Work instructions
Include the line containing "solar_show = [True] * 9" and all lines before it, repeated exactly from the listing below, without pictures.

Data excerpts
· · · · · · ·

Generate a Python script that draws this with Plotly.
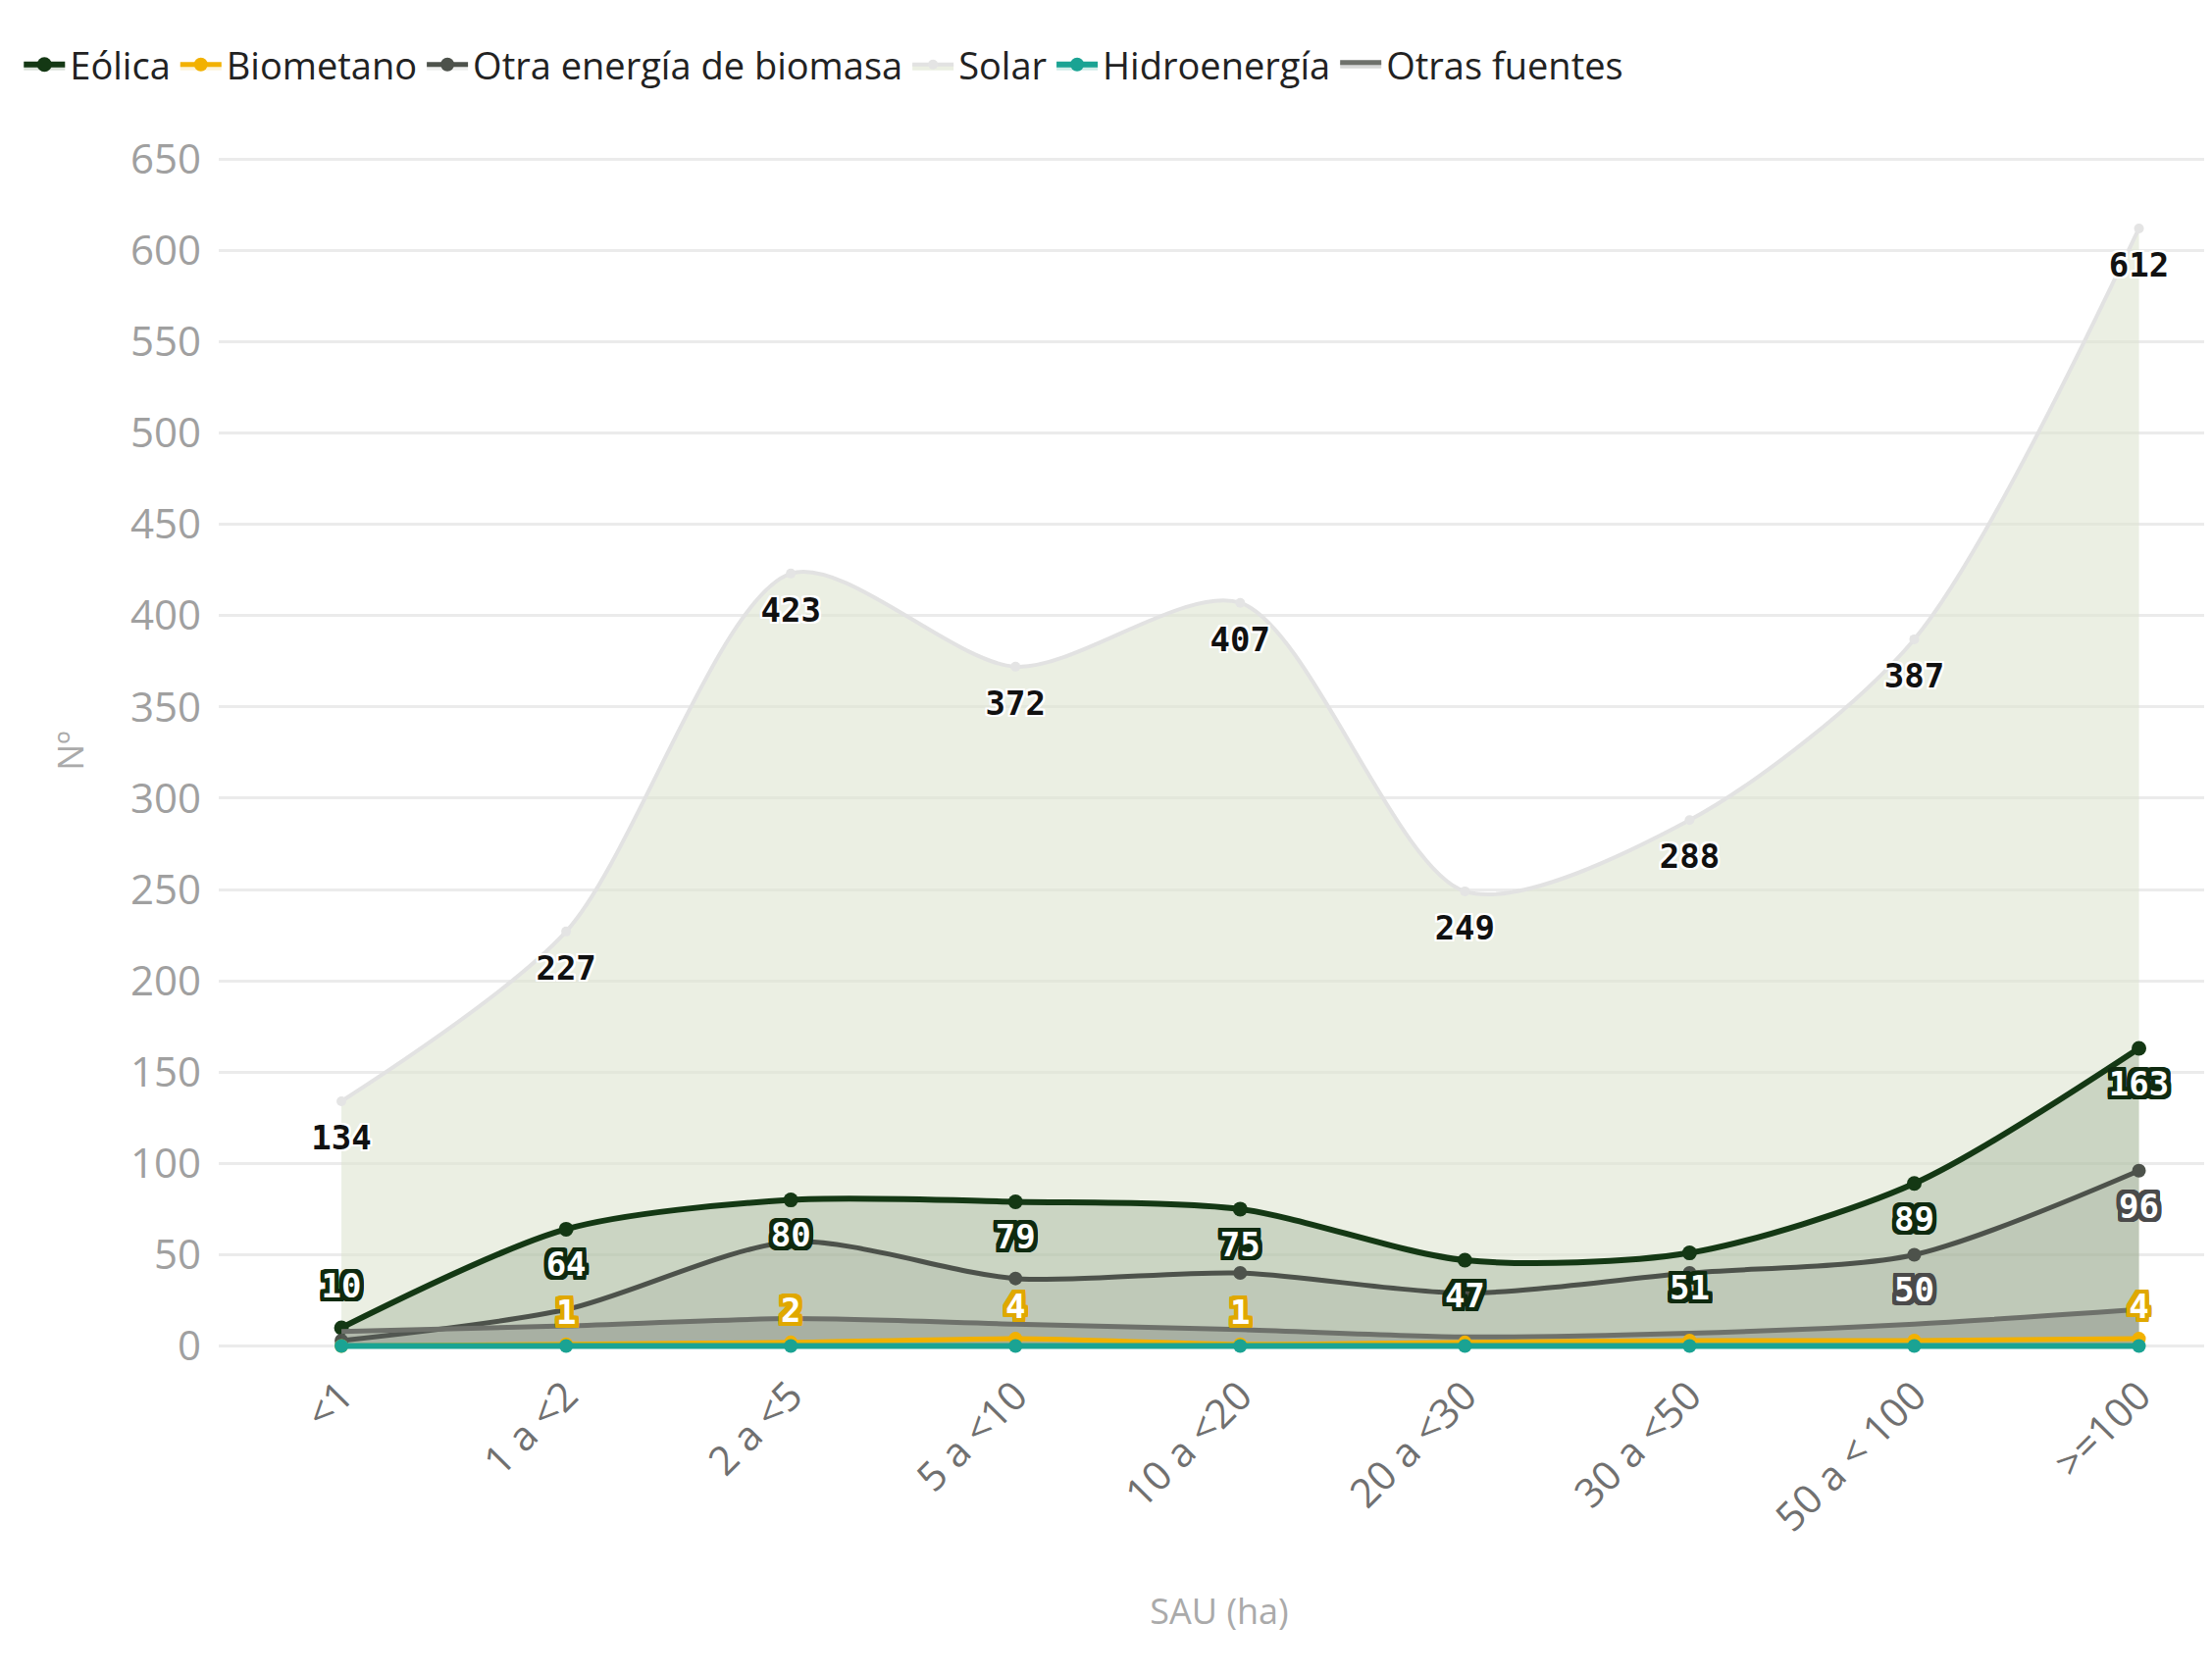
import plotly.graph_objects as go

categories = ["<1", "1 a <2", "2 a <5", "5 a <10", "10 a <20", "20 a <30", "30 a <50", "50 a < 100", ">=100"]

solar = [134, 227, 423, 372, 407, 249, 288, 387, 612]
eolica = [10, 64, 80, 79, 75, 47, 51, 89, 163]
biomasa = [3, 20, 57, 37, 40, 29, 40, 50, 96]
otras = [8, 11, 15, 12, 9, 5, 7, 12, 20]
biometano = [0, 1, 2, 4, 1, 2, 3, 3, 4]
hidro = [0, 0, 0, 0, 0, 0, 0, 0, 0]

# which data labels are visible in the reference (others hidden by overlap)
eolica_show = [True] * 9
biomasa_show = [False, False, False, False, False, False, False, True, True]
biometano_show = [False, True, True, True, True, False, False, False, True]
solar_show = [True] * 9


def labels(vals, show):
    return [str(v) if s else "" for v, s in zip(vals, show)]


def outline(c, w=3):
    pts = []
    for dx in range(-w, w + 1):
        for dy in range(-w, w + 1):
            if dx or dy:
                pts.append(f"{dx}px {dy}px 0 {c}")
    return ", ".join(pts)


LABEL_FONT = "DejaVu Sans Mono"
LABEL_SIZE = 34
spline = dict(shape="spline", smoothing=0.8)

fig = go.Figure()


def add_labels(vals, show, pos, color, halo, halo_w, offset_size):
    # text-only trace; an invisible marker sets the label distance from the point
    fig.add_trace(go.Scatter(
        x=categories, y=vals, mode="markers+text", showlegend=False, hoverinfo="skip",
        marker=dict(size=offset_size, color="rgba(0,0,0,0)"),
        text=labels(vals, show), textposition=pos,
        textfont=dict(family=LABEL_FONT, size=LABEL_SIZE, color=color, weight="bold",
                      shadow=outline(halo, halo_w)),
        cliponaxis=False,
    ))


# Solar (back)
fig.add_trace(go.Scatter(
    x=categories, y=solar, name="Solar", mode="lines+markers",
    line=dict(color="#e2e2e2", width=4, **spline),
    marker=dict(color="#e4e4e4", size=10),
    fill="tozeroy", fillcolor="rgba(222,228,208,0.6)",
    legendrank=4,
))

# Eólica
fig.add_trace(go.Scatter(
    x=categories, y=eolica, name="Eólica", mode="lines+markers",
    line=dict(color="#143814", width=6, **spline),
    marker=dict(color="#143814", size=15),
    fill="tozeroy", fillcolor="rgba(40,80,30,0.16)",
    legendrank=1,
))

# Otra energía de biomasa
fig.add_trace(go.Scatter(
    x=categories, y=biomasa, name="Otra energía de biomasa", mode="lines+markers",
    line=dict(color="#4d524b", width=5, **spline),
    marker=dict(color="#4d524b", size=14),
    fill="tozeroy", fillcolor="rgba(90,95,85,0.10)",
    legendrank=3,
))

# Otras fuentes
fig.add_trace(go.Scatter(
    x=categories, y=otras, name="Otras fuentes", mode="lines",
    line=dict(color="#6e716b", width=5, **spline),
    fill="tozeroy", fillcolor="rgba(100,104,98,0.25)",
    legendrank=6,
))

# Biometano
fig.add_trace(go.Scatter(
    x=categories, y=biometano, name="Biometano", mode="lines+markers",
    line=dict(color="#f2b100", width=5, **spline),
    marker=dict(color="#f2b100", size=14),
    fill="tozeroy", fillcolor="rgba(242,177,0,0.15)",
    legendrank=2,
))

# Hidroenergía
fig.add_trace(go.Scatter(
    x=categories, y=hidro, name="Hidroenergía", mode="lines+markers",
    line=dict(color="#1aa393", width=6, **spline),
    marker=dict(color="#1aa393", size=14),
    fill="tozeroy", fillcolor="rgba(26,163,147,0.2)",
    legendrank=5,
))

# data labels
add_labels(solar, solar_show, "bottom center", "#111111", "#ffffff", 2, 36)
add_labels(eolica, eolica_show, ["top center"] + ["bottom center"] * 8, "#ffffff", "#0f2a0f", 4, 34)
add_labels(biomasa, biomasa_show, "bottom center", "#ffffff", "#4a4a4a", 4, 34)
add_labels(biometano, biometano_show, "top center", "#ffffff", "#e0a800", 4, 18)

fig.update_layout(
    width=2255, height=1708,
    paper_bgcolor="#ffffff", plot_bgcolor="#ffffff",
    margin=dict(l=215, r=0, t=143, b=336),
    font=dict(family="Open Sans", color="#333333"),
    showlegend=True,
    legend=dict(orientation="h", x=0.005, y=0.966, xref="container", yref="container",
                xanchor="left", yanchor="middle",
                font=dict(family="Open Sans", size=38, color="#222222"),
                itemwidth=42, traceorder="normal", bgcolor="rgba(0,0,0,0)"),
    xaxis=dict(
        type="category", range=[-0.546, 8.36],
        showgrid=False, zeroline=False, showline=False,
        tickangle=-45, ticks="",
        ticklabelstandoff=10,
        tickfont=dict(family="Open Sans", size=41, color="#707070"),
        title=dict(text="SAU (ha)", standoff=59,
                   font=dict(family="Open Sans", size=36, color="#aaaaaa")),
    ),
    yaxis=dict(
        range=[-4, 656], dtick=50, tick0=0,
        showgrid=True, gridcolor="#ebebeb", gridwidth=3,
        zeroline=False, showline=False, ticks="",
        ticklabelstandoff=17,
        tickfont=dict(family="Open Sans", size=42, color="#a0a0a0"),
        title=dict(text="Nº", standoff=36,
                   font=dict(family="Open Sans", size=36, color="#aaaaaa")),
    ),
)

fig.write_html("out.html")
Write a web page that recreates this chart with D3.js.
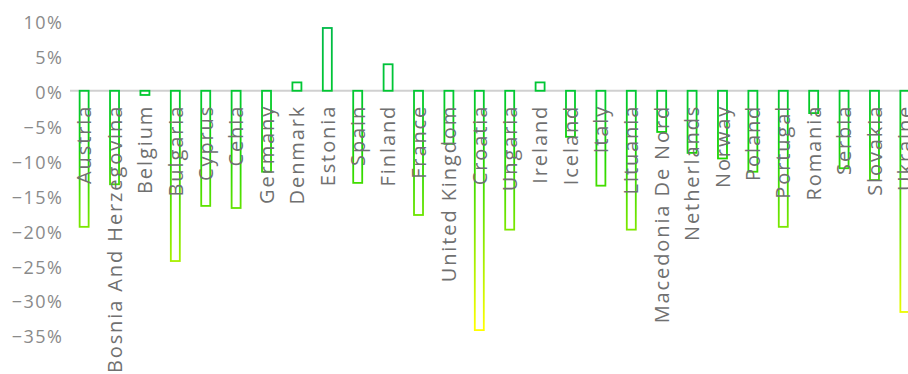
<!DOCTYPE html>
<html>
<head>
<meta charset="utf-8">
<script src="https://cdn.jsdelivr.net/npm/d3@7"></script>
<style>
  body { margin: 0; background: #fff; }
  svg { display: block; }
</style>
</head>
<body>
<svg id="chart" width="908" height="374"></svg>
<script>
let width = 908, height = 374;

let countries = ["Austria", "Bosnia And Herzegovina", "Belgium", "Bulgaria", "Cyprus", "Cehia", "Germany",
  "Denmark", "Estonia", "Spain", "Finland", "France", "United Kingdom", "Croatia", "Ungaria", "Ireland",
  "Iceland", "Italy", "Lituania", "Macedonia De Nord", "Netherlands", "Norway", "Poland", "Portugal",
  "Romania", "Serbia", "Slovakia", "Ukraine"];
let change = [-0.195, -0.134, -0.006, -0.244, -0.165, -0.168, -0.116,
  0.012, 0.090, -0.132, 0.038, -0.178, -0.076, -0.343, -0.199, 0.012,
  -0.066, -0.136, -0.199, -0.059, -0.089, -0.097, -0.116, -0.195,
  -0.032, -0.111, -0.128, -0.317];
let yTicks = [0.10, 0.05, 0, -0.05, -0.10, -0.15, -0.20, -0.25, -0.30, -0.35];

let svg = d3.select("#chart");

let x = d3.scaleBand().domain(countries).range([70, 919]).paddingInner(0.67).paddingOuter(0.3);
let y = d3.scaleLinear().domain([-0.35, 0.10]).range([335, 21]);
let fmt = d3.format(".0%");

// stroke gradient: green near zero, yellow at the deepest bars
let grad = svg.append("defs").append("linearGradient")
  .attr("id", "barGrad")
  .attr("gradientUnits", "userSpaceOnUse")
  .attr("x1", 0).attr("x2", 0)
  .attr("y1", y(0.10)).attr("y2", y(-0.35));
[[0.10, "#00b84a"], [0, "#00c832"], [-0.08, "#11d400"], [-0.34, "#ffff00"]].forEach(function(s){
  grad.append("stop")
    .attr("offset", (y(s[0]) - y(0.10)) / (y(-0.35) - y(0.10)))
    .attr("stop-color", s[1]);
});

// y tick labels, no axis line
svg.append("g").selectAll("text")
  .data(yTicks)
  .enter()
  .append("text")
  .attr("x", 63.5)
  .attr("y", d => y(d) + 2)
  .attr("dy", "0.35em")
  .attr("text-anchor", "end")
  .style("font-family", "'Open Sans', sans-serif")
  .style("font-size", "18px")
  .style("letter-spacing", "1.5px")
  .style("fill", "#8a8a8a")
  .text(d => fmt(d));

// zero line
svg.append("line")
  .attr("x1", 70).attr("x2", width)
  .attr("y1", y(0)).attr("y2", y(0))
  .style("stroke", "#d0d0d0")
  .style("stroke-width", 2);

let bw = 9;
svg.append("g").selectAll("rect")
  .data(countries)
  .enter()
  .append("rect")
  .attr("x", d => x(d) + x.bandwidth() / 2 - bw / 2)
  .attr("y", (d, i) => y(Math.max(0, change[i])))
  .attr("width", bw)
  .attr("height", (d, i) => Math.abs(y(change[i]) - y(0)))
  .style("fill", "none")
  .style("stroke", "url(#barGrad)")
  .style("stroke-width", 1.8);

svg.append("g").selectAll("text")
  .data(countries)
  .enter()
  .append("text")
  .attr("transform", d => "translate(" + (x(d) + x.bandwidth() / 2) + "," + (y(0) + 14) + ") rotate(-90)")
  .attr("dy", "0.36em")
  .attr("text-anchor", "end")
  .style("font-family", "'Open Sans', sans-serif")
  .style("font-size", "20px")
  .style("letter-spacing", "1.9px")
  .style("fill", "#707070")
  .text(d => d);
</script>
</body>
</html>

· · · · · · ·

Solution to this problem
Generate a Python script that draws this with Plotly.
import plotly.graph_objects as go

categories = ["<1", "1 a <2", "2 a <5", "5 a <10", "10 a <20", "20 a <30", "30 a <50", "50 a < 100", ">=100"]

solar = [134, 227, 423, 372, 407, 249, 288, 387, 612]
eolica = [10, 64, 80, 79, 75, 47, 51, 89, 163]
biomasa = [3, 20, 57, 37, 40, 29, 40, 50, 96]
otras = [8, 11, 15, 12, 9, 5, 7, 12, 20]
biometano = [0, 1, 2, 4, 1, 2, 3, 3, 4]
hidro = [0, 0, 0, 0, 0, 0, 0, 0, 0]

# which data labels are visible in the reference (others hidden by overlap)
eolica_show = [True] * 9
biomasa_show = [False, False, False, False, False, False, False, True, True]
biometano_show = [False, True, True, True, True, False, False, False, True]
solar_show = [True] * 9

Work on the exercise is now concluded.